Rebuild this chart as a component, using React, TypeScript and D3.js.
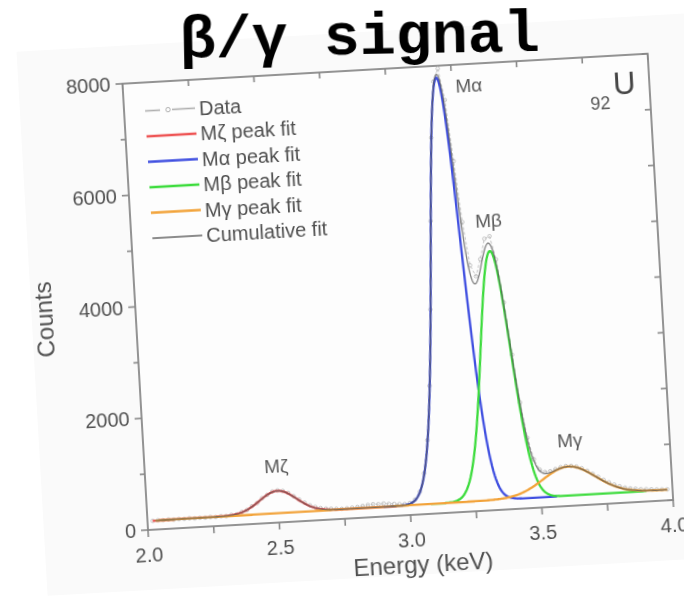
import React from "react";
import * as d3 from "d3";

// ---------- data ----------
const energyStart = 2.02;
const energyStep = 0.02;
const dataCounts = [
  158, 163, 160, 166, 159, 164, 161, 167, 160, 165,
  162, 168, 163, 172, 168, 185, 190, 225, 255, 318,
  370, 452, 505, 560, 575, 560, 520, 455, 392, 330,
  275, 240, 215, 200, 192, 185, 180, 183, 190, 198,
  210, 222, 230, 226, 232, 220, 215, 205, 200, 215,
  270, 405, 730, 1320, 2290, 3650, 5230, 6720, 7720, 7950,
  7380, 6280, 5180, 4400, 4200, 4500, 4860, 4900, 4480, 3700,
  2760, 1900, 1260, 870, 680, 630, 640, 672, 700, 715,
  712, 695, 660, 610, 550, 490, 432, 380, 335, 300,
  270, 250, 240, 226, 220, 212, 205, 200, 196,
];

// peak fit parameters (Mζ, Mα, Mβ, Mγ)
const peakNames = ["Mζ", "Mα", "Mβ", "Mγ"];
const peakCenters = [2.5, 3.192, 3.358, 3.61];
const peakSigmas = [0.07, 0.057, 0.0565, 0.1];
const peakHeights = [400, 7610, 4455, 520];
const peakFrom = [2.02, 2.9, 3.08, 2.03];
const peakTo = [2.95, 3.56, 3.9, 3.98];
const peakColors = ["#ee5555", "#3f4fe0", "#3edc3e", "#f2a33a"];
const backgroundCounts = [160, 190]; // linear background at 2.0 and 4.0 keV

// peak annotation positions (energy, counts)
const peakLabelE = [2.5, 3.314, 3.36, 3.62];
const peakLabelC = [900, 7500, 5060, 1050];

const xTickValues = [2.0, 2.25, 2.5, 2.75, 3.0, 3.25, 3.5, 3.75, 4.0];
const xLabelValues = [2.0, 2.5, 3.0, 3.5, 4.0];
const yTickValues = [0, 1000, 2000, 3000, 4000, 5000, 6000, 7000, 8000];
const yLabelValues = [0, 2000, 4000, 6000, 8000];

const legendLabels = ["Data", "Mζ peak fit", "Mα peak fit", "Mβ peak fit", "Mγ peak fit", "Cumulative fit"];
const legendColors = ["#aaaaaa", ...peakColors, "#666666"];

// ---------- layout ----------
const W = 684;
const H = 599;
const L = 148, R = 674, T = 83, B = 530;
const ROT = -3.27;
const FONT = "'Liberation Sans', Arial, Helvetica, sans-serif";
const AX = "#888888";
const TXT = "#505050";

export default function App() {
  const x = d3.scaleLinear().domain([2, 4]).range([L, R]);
  const y = d3.scaleLinear().domain([0, 8000]).range([B, T]);

  const bg = (e: number) => backgroundCounts[0] + ((backgroundCounts[1] - backgroundCounts[0]) * (e - 2)) / 2;
  const g = (i: number, e: number) =>
    peakHeights[i] * Math.exp(-((e - peakCenters[i]) ** 2) / (2 * peakSigmas[i] ** 2));

  const line = d3
    .line<[number, number]>()
    .x((d) => x(d[0]))
    .y((d) => y(d[1]));

  const sample = (a: number, b: number) => {
    const n = Math.round((b - a) / 0.004);
    return d3.range(n + 1).map((k) => a + ((b - a) * k) / n);
  };

  const peakPaths = peakCenters.map((_, i) =>
    line(sample(peakFrom[i], peakTo[i]).map((e) => [e, bg(e) + g(i, e)] as [number, number]))
  );
  const cumPath = line(
    sample(2.03, 3.98).map((e) => [e, bg(e) + peakCenters.reduce((s, _, i) => s + g(i, e), 0)] as [number, number])
  );
  const dataPts = dataCounts.map((c, i) => [energyStart + i * energyStep, c] as [number, number]);
  const dataPath = line(dataPts);

  const legX0 = 169, legX1 = 219, legTX = 223, legY0 = 111.5, legDY = 25.5;

  return (
    <svg
      width={W}
      height={H}
      viewBox={`0 0 ${W} ${H}`}
      style={{ position: "absolute", left: 0, top: 0, background: "#ffffff" }}
    >
      <defs>
        <filter id="soft" x="-5%" y="-5%" width="110%" height="110%">
          <feGaussianBlur stdDeviation="0.55" />
        </filter>
      </defs>
      <g transform={`rotate(${ROT}, ${L}, ${B})`}>
        <rect x={44} y={45} width={720} height={545} fill="#fafafa" />
        <g filter="url(#soft)">
          {/* frame */}
          <rect x={L} y={T} width={R - L} height={B - T} fill="#fdfdfd" stroke={AX} strokeWidth={1.8} />
          {/* x ticks */}
          {xTickValues.map((v) => (
            <g key={"xt" + v}>
              <line x1={x(v)} x2={x(v)} y1={B} y2={B + 7} stroke={AX} strokeWidth={1.6} />
              <line x1={x(v)} x2={x(v)} y1={T} y2={T + 6} stroke={AX} strokeWidth={1.6} />
            </g>
          ))}
          {xLabelValues.map((v) => (
            <text key={"xl" + v} x={x(v)} y={B + 32} textAnchor="middle" fontFamily={FONT} fontSize={20} fill={TXT}>
              {v.toFixed(1)}
            </text>
          ))}
          {/* y ticks */}
          {yTickValues.map((v) => (
            <g key={"yt" + v}>
              <line x1={L - (v % 2000 === 0 ? 7 : 5)} x2={L} y1={y(v)} y2={y(v)} stroke={AX} strokeWidth={1.6} />
              <line x1={R - 6} x2={R} y1={y(v)} y2={y(v)} stroke={AX} strokeWidth={1.6} />
            </g>
          ))}
          {yLabelValues.map((v) => (
            <text key={"yl" + v} x={L - 12} y={y(v)} dy="0.36em" textAnchor="end" fontFamily={FONT} fontSize={20} fill={TXT}>
              {v}
            </text>
          ))}
          {/* axis titles */}
          <text x={(L + R) / 2 + 10} y={588} textAnchor="middle" fontFamily={FONT} fontSize={24} fill={TXT}>
            Energy (keV)
          </text>
          <text
            transform={`translate(65, 314) rotate(-90)`}
            textAnchor="middle"
            fontFamily={FONT}
            fontSize={24}
            fill={TXT}
          >
            Counts
          </text>

          {/* data */}
          <path d={dataPath || ""} fill="none" stroke="#c4c4c4" strokeWidth={1} strokeDasharray="3,2" />
          {dataPts.map((d, i) => (
            <circle key={"dp" + i} cx={x(d[0])} cy={y(d[1])} r={1.8} fill="none" stroke="#b8b8b8" strokeWidth={0.8} />
          ))}

          {/* peak fits */}
          {peakPaths.map((p, i) => (
            <path key={"pk" + i} d={p || ""} fill="none" stroke={peakColors[i]} strokeWidth={2.3} />
          ))}
          {/* cumulative */}
          <path d={cumPath || ""} fill="none" stroke="#5a5a5a" strokeWidth={1.3} strokeOpacity={0.75} />

          {/* peak labels */}
          {peakNames.map((n, i) => (
            <text
              key={"pl" + i}
              x={x(peakLabelE[i])}
              y={y(peakLabelC[i])}
              textAnchor="middle"
              fontFamily={FONT}
              fontSize={19}
              fill="#5a5a5a"
            >
              {n}
            </text>
          ))}

          {/* element symbol */}
          <text x={624} y={136} textAnchor="middle" fontFamily={FONT} fontSize={18} fill="#555">
            92
          </text>
          <text x={649} y={122} textAnchor="middle" fontFamily={FONT} fontSize={31} fill="#444">
            U
          </text>

          {/* legend */}
          {legendLabels.map((lab, i) => {
            const ly = legY0 + i * legDY;
            return (
              <g key={"lg" + i}>
                {i === 0 ? (
                  <g>
                    <line x1={legX0} x2={legX0 + 15} y1={ly} y2={ly} stroke="#b0b0b0" strokeWidth={1.6} />
                    <circle cx={(legX0 + legX1) / 2 - 2} cy={ly} r={2.2} fill="none" stroke="#b0b0b0" strokeWidth={1} />
                    <line x1={legX0 + 27} x2={legX1} y1={ly} y2={ly} stroke="#b0b0b0" strokeWidth={1.6} />
                  </g>
                ) : (
                  <line
                    x1={legX0}
                    x2={legX1}
                    y1={ly}
                    y2={ly}
                    stroke={legendColors[i]}
                    strokeWidth={i === 5 ? 1.4 : 2.4}
                  />
                )}
                <text x={legTX} y={ly} dy="0.36em" fontFamily={FONT} fontSize={20} fill={TXT}>
                  {lab}
                </text>
              </g>
            );
          })}
        </g>
      </g>

      {/* title */}
      <text
        x={360}
        y={54}
        transform="rotate(-1, 360, 54)"
        textAnchor="middle"
        fontFamily="'Liberation Mono', 'Courier New', monospace"
        fontWeight="bold"
        fontSize={60}
        fill="#000"
      >
        β/γ signal
      </text>
    </svg>
  );
}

· · · · · · ·

To be done:
Starting at the top of the listing above, reproduce each line up to and including the one with "import * as"; omit the pictures.

Solution:
Rebuild this chart as a component, using React, TypeScript and D3.js.
import React from "react";
import * as d3 from "d3";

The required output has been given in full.